Lo sentí tanto y tan fuerte que no pude evitar un par de lágrimas traidoras, mientras entendía que aquello era solo una más de las miles razones por las que nunca dejaría de quererle, y le pedí a la luna que nos miraba desde arriba que algún día él se diera cuenta de que aunque había millones de chicas infinitamente mejores que yo ahí fuera, nunca sería infinito con ninguna otra.
Y sin más, le besé, prometiéndome a mí misma que haría todo lo que pudiera para seguir siendo infinitos.

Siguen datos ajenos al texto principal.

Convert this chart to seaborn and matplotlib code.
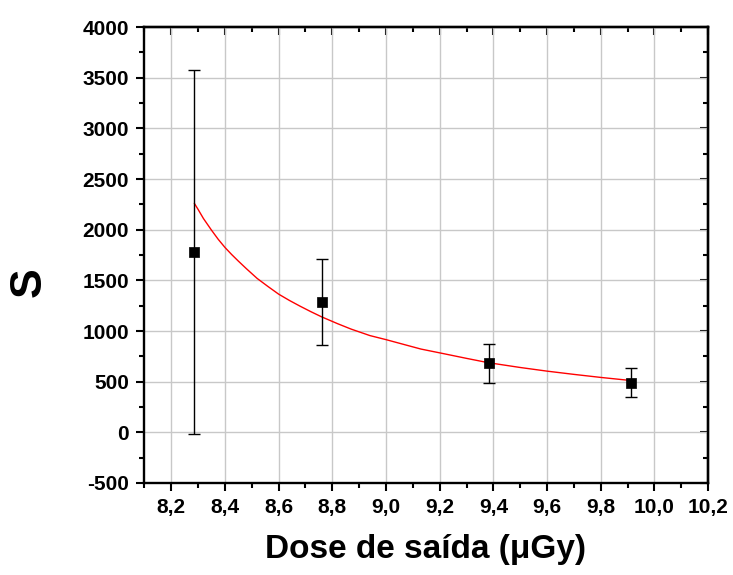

Después iniciamos un lento paseo hacia casa. Él refunfuñaba, medio en serio medio en broma sobre cuánto tiempo nos quedaba, sumando los 45 minutos de despedida que tardábamos. No podía creerlo, ¿tanto rato usábamos? Vale que se nos alargaban un poco, pero ¿hasta ese punto…? La mierda esta de que se llevaba mi tiempo, supongo.
El camino en metro fue muy dulce. Echamos un serio de besos (que no ganó ninguno por mucho que él diga que ganó), y fuimos charlando, riéndonos tranquilamente.
Cuando llegamos a mi casa, nos entretuvimos en el portal. Mucho (sí, lo miré). Pero me daba igual. Cada rato con él lo sentía como el último, y más ahora que el fin estaba tan, tan cerca. Sabía que pensar eso era autodestruirse, sin más, pero no podía evitarlo. Y de ahí que siempre volviera a por un beso más. A por un abrazo más. A por una mirada más. Pero sí, al final ya fue demasiado, y tuve que subir a mi casa, no por nada, sino por la que me iba a caer.
Le lancé un beso y cuando giré la esquina me dejé caer sobre las escaleras y permití que el sentimiento de infinitud me llenase. Y supe que, pasara lo que pasara, hacía lo correcto. Porque como decía Sandy en Grease, una tiene que ser honesta con su corazón.